> **Given task**:
Copy exactly the lines from the beginning of the data down to and including the line holding "width=32.1mm, minimum height=13.2mm]", without any pictures.

> **Data shown**:

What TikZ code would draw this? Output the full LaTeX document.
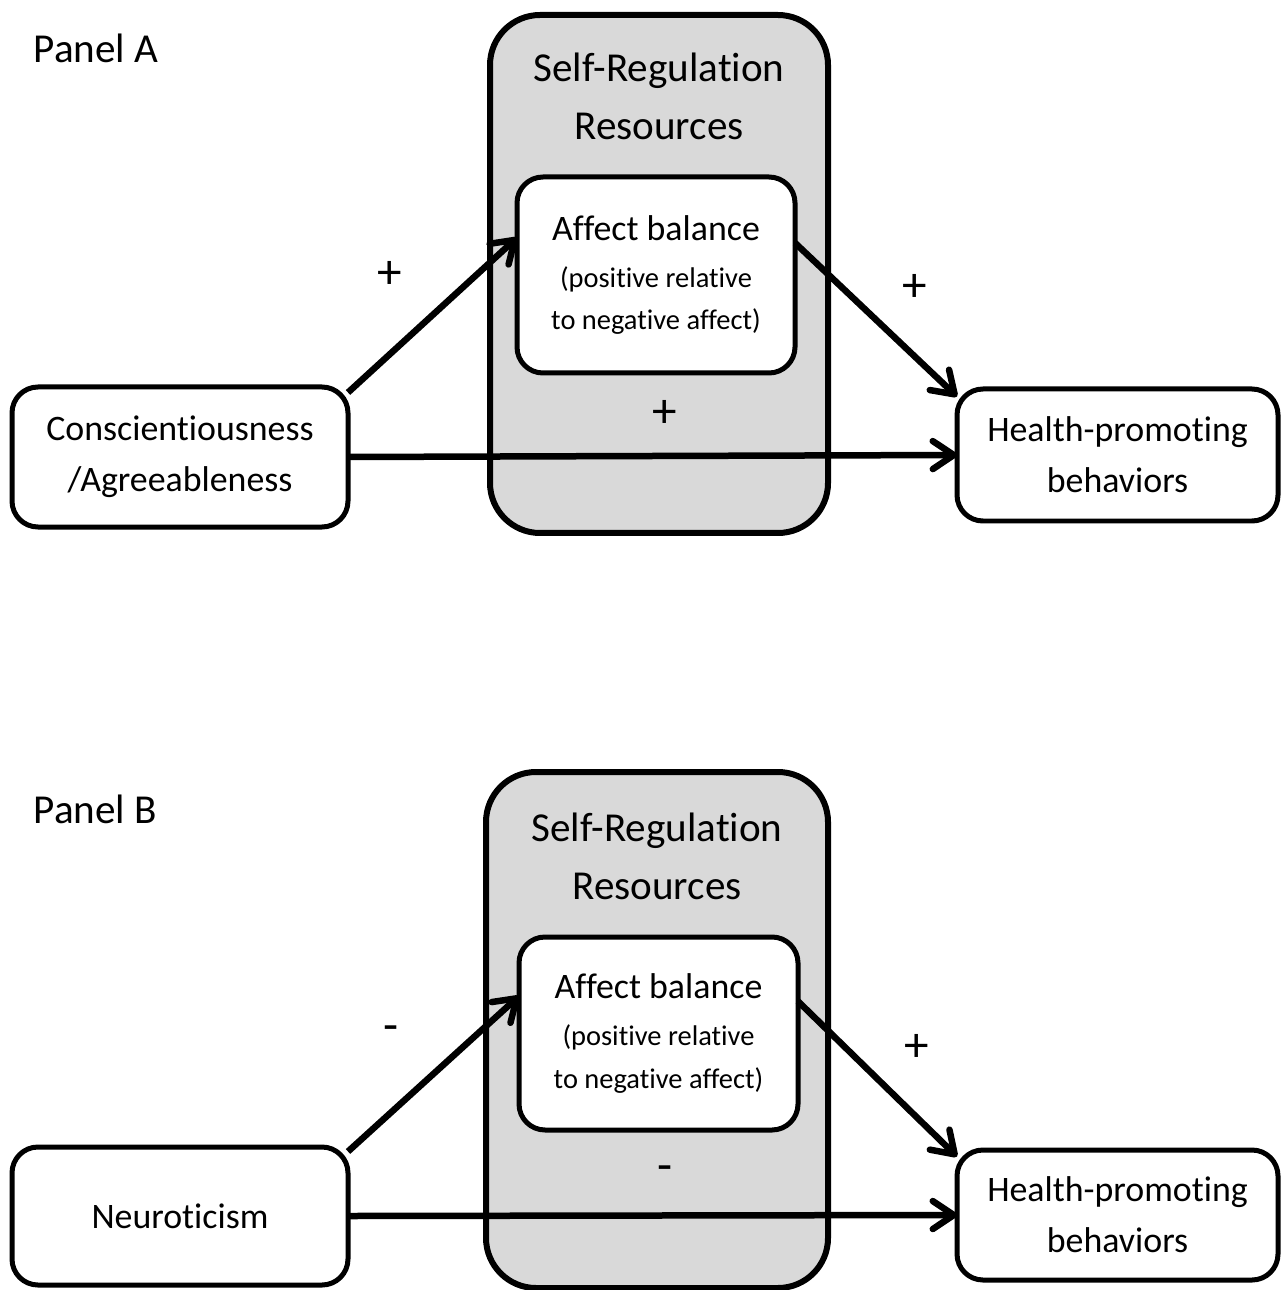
\documentclass[tikz,border=0pt]{standalone}
\usepackage{fontspec}
\setmainfont{Carlito}[Ligatures=NoCommon]
\usetikzlibrary{arrows.meta}
\definecolor{regiongray}{HTML}{D9D9D9}

\begin{document}
\begin{tikzpicture}[x=0.1mm, y=-0.1mm]
    \tikzset{box/.style={draw, line width=0.5mm, rounded corners=2.6mm, fill=white, inner sep=0pt, outer sep=0pt, align=center, font=\fontsize{10.2}{14.5}\selectfont},
             affectbox/.style={box, font=\fontsize{8.1}{12.2}\selectfont},
             resource/.style={draw, line width=0.6mm, rounded corners=5mm, fill=regiongray, inner sep=0pt, outer sep=0pt},
             heading/.style={inner sep=0pt, font=\fontsize{11.7}{16.5}\selectfont},
             sign/.style={font=\fontsize{14}{16}\selectfont},
             >={Straight Barb[length=2.1mm, width=2.8mm, line cap=round, line join=round]}}
    \useasboundingbox (0,0) rectangle (1287,1290);

    % Panel A
    \node[heading, anchor=base west] (panelA) at (33,63) {Panel A};
    \node[resource, minimum width=33.8mm, minimum height=51.8mm] (srrA) at (659,274) {};
    \node[heading, align=center, anchor=north] (srrtextA) at (659,52) {Self-Regulation\\Resources};
    \node[affectbox, minimum width=27.8mm, minimum height=19.6mm] (affectA) at (656,275)
        {\fontsize{10.2}{12.2}\selectfont Affect balance\\[1.2pt](positive relative\\to negative affect)};
    \node[box, minimum width=33.6mm, minimum height=14mm] (conscA) at (180,457) {Conscientiousness\\/Agreeableness};
    \node[box, minimum width=32.1mm, minimum height=13.2mm] (healthA) at (1117.5,455) {Health-promoting\\behaviors};

    \path[->, line width=0.65mm]
        (conscA.21) edge node[sign, pos=0.48, xshift=-3.9mm, yshift=4.3mm] {+} (affectA.165)
        (conscA.east) edge node[sign, pos=0.52, yshift=4.2mm] {+} (healthA.west)
        (affectA.13) edge node[sign, pos=0.53, xshift=3.4mm, yshift=3.6mm] {+} (healthA.160);

    % Panel B
    \node[heading, anchor=base west] (panelB) at (33,823) {Panel B};
    \node[resource, minimum width=34.2mm, minimum height=51.6mm] (srrB) at (657,1030) {};
    \node[heading, align=center, anchor=north] (srrtextB) at (657,812) {Self-Regulation\\Resources};
    \node[affectbox, minimum width=27.9mm, minimum height=19.3mm] (affectB) at (658.5,1033.5)
        {\fontsize{10.2}{12.2}\selectfont Affect balance\\[1.2pt](positive relative\\to negative affect)};
    \node[box, minimum width=33.6mm, minimum height=13.8mm] (neuroB) at (180,1216) {Neuroticism};
    \node[box, minimum width=32.1mm, minimum height=13mm] (healthB) at (1117.5,1215) {Health-promoting\\behaviors};

    \path[->, line width=0.65mm]
        (neuroB.21) edge node[sign, pos=0.48, xshift=-3.9mm, yshift=4.3mm] {-} (affectB.165)
        (neuroB.east) edge node[sign, pos=0.52, yshift=4.2mm] {-} (healthB.west)
        (affectB.13) edge node[sign, pos=0.53, xshift=3.4mm, yshift=3.6mm] {+} (healthB.160);
\end{tikzpicture}
\end{document}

> **Task answer**:
What TikZ code would draw this? Output the full LaTeX document.
\documentclass[tikz,border=0pt]{standalone}
\usepackage{fontspec}
\setmainfont{Carlito}[Ligatures=NoCommon]
\usetikzlibrary{arrows.meta}
\definecolor{regiongray}{HTML}{D9D9D9}

\begin{document}
\begin{tikzpicture}[x=0.1mm, y=-0.1mm]
    \tikzset{box/.style={draw, line width=0.5mm, rounded corners=2.6mm, fill=white, inner sep=0pt, outer sep=0pt, align=center, font=\fontsize{10.2}{14.5}\selectfont},
             affectbox/.style={box, font=\fontsize{8.1}{12.2}\selectfont},
             resource/.style={draw, line width=0.6mm, rounded corners=5mm, fill=regiongray, inner sep=0pt, outer sep=0pt},
             heading/.style={inner sep=0pt, font=\fontsize{11.7}{16.5}\selectfont},
             sign/.style={font=\fontsize{14}{16}\selectfont},
             >={Straight Barb[length=2.1mm, width=2.8mm, line cap=round, line join=round]}}
    \useasboundingbox (0,0) rectangle (1287,1290);

    % Panel A
    \node[heading, anchor=base west] (panelA) at (33,63) {Panel A};
    \node[resource, minimum width=33.8mm, minimum height=51.8mm] (srrA) at (659,274) {};
    \node[heading, align=center, anchor=north] (srrtextA) at (659,52) {Self-Regulation\\Resources};
    \node[affectbox, minimum width=27.8mm, minimum height=19.6mm] (affectA) at (656,275)
        {\fontsize{10.2}{12.2}\selectfont Affect balance\\[1.2pt](positive relative\\to negative affect)};
    \node[box, minimum width=33.6mm, minimum height=14mm] (conscA) at (180,457) {Conscientiousness\\/Agreeableness};
    \node[box, minimum width=32.1mm, minimum height=13.2mm] (healthA) at (1117.5,455) {Health-promoting\\behaviors};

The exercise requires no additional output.